Whenever fsck is run in background mode, a file called fsck_snapshot gets created in the .snap directory on the checked volume. Fsck then runs its check on this file instead of the live filesystem. Filesystem snapshots (which fsck_snapshot essentially is) are designed to persist over mounts and reboots thus if fsck does not terminate properly for some reason (hard reboot etc), the file gets left over. This is partially solved on the next background fsck run (commonly just after the system reboots if the fs is marked dirty) since fsck overwrites the left over fsck_snapshot whit a new one and removes it when its done. The prblem occours when you mark the filesystem clean before the next fsck background run (for example through fsck in singleuser mode). This way the fsck_snapshot file persists and possibly consumes most of the filesystem (depending on the state of the filesystem when the snapshot was made). Fix: Implement a code (maybe into loader after the the fs is mounted) to check for left over fsck snapshots and remove them if appropriate. How-To-Repeat: 1) run fsck in background mode 2) halt -qn before fsck finishes (or otherwise terminate it unproperly ... sigkill does not seem to work since fsck is in biord state) 3) boot into singleuser mode 4) fsck to mark the filesystem clean 5) reboot into normal mode and watch the file grow with every change on the live filesystem
Responsible Changed From-To: freebsd-bugs->freebsd-fs Over to maintainer(s).

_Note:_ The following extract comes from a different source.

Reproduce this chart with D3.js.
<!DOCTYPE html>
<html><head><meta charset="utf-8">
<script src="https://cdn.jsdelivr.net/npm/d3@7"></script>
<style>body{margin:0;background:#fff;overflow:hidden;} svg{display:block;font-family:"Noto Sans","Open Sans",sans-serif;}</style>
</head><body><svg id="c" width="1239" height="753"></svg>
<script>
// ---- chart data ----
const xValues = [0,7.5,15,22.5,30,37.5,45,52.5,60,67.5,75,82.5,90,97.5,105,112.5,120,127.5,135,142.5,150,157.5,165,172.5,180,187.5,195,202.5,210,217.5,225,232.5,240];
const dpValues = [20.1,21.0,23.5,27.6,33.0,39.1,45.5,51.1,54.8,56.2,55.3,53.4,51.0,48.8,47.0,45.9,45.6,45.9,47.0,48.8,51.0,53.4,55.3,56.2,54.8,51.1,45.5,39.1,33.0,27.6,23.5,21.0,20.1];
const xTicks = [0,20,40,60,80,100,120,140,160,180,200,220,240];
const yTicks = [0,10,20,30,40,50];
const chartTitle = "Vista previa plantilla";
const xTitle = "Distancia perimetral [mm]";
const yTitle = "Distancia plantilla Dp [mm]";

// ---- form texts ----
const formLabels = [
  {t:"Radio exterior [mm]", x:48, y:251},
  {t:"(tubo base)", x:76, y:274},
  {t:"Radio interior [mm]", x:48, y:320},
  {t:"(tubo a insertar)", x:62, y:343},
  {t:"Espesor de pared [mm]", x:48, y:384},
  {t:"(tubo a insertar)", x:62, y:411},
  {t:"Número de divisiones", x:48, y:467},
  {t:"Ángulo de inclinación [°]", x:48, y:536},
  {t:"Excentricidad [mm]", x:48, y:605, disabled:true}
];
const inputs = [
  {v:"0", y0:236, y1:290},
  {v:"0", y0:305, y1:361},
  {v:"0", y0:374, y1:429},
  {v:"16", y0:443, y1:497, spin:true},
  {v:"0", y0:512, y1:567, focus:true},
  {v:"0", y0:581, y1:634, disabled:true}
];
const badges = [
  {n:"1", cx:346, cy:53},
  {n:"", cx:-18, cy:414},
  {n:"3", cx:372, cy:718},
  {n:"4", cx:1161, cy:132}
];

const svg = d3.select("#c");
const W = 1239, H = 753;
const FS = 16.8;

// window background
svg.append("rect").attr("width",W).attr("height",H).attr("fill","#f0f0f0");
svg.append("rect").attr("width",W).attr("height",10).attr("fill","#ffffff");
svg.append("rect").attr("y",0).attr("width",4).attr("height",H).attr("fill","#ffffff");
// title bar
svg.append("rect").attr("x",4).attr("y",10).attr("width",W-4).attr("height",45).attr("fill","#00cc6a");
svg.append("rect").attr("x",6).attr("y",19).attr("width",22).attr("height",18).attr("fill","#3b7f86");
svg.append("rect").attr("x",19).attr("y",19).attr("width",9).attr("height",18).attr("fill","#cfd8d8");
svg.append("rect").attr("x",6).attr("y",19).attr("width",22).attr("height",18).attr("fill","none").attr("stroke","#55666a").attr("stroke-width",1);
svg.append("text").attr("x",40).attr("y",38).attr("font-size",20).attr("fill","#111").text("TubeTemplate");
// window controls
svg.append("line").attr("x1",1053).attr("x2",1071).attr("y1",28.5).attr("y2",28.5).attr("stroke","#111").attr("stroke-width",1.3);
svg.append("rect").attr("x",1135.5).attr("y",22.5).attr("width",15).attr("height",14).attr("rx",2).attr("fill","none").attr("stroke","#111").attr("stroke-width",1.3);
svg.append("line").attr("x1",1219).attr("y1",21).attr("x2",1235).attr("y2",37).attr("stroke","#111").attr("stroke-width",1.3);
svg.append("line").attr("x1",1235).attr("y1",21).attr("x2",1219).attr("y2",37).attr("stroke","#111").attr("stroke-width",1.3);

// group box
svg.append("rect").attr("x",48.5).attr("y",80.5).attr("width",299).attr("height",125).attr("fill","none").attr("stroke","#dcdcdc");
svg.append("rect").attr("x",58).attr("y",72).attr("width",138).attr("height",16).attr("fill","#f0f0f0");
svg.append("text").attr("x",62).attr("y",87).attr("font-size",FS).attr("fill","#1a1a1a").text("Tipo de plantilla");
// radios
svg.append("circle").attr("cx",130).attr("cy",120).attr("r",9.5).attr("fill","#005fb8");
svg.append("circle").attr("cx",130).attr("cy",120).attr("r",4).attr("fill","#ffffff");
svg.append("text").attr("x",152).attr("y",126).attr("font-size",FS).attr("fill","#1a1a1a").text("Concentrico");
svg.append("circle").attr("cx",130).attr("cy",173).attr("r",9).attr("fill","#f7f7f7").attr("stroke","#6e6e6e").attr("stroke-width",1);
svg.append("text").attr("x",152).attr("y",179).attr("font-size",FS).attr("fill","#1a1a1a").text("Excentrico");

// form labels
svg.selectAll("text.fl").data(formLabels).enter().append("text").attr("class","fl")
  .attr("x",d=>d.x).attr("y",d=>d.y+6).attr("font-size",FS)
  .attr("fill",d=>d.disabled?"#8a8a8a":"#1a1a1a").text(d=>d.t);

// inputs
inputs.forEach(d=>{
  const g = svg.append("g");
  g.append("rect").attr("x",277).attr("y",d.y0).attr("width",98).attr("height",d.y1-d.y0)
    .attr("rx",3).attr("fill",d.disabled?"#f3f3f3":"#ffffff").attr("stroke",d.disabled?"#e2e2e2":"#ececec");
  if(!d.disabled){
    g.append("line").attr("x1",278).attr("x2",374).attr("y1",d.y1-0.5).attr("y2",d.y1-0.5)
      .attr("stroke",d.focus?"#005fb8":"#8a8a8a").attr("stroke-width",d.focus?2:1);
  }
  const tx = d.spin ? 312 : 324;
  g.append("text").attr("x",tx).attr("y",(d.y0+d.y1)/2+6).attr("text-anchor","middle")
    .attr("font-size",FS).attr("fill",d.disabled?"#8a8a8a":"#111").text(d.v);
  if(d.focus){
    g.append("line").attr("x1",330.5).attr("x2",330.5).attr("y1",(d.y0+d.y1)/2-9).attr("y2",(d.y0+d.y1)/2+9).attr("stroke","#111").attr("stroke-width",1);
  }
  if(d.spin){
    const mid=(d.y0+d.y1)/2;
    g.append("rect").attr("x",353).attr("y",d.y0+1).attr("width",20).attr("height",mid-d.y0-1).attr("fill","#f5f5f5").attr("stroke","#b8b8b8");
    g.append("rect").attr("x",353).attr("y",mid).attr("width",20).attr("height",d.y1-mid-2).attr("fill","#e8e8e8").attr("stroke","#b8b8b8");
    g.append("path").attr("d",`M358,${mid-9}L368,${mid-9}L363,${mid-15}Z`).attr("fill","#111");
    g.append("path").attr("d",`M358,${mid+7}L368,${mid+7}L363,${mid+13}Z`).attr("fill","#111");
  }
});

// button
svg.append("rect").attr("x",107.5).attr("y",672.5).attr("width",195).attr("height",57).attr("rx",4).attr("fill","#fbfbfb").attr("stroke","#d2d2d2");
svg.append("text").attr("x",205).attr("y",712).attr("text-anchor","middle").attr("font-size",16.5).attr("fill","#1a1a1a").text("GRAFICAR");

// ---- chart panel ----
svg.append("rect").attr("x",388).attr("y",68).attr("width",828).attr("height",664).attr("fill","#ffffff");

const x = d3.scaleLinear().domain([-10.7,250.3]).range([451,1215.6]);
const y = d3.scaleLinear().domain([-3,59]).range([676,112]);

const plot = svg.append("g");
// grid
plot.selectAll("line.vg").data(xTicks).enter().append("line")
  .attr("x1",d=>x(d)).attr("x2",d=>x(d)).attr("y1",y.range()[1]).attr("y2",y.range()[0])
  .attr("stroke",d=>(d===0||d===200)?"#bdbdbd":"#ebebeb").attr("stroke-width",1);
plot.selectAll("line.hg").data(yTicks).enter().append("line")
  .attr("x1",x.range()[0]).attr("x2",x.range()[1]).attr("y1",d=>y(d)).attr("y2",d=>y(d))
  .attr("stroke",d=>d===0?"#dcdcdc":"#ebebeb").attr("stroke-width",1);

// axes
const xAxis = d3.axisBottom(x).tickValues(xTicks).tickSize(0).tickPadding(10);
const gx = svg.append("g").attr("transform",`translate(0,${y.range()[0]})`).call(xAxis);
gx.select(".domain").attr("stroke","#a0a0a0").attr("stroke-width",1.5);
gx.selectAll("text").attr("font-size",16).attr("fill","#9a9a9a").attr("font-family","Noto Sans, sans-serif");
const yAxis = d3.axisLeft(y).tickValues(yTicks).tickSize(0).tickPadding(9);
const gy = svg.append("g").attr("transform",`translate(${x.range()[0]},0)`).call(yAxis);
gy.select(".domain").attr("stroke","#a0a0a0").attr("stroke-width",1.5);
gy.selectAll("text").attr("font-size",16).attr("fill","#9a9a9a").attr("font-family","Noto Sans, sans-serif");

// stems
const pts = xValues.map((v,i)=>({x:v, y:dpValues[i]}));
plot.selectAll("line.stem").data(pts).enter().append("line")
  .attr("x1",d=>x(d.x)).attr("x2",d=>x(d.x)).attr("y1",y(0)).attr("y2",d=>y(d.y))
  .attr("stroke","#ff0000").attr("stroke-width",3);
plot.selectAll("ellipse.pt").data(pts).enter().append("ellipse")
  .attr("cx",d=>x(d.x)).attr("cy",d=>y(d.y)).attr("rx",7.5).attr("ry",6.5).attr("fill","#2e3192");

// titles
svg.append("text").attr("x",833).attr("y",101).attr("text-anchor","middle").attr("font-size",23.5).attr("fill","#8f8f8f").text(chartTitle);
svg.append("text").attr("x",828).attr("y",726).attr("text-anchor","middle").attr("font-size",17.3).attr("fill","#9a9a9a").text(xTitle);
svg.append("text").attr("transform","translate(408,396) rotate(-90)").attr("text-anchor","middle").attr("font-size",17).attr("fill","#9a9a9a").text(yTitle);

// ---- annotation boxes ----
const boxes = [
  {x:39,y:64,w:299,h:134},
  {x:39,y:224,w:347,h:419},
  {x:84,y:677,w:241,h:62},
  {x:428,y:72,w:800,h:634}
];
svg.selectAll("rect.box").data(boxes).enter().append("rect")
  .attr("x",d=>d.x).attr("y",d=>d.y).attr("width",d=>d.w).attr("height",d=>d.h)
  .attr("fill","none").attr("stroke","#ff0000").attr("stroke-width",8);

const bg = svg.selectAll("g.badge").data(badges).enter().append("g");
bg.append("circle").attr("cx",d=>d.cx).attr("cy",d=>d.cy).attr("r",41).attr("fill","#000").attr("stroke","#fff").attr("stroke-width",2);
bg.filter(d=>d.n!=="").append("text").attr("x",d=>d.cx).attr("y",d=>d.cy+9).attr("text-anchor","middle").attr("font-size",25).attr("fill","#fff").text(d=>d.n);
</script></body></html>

For bugs matching the following criteria: Status: In Progress Changed: (is less than) 2014-06-01 Reset to default assignee and clear in-progress tags. Mail being skipped
Please, does this bug explain the clean-then-dirty behaviour that's observed in the following transcript? <https://lists.freebsd.org/archives/freebsd-current/att-0339/2021-07-16_00.53_typescript.txt> First observed (and reproducible) whilst working with faulty hardware. Reproducible today with a new SSD.
(In reply to Graham Perrin from comment #3) Your transcript does not use snapshots, so this bug which is about snapshots does not apply to your transcript. The update to the block counts should not have affected the file type, so it would appear that when the inode block with the updated count and size fields was written to disk, other parts of it were scrambled. This implies some kind of error in writing the inode block to the disk.
(In reply to Kirk McKusick from comment #4) Thank you. (I wondered whether there might be a shared underlying cause.) I'll raise a separate bug report.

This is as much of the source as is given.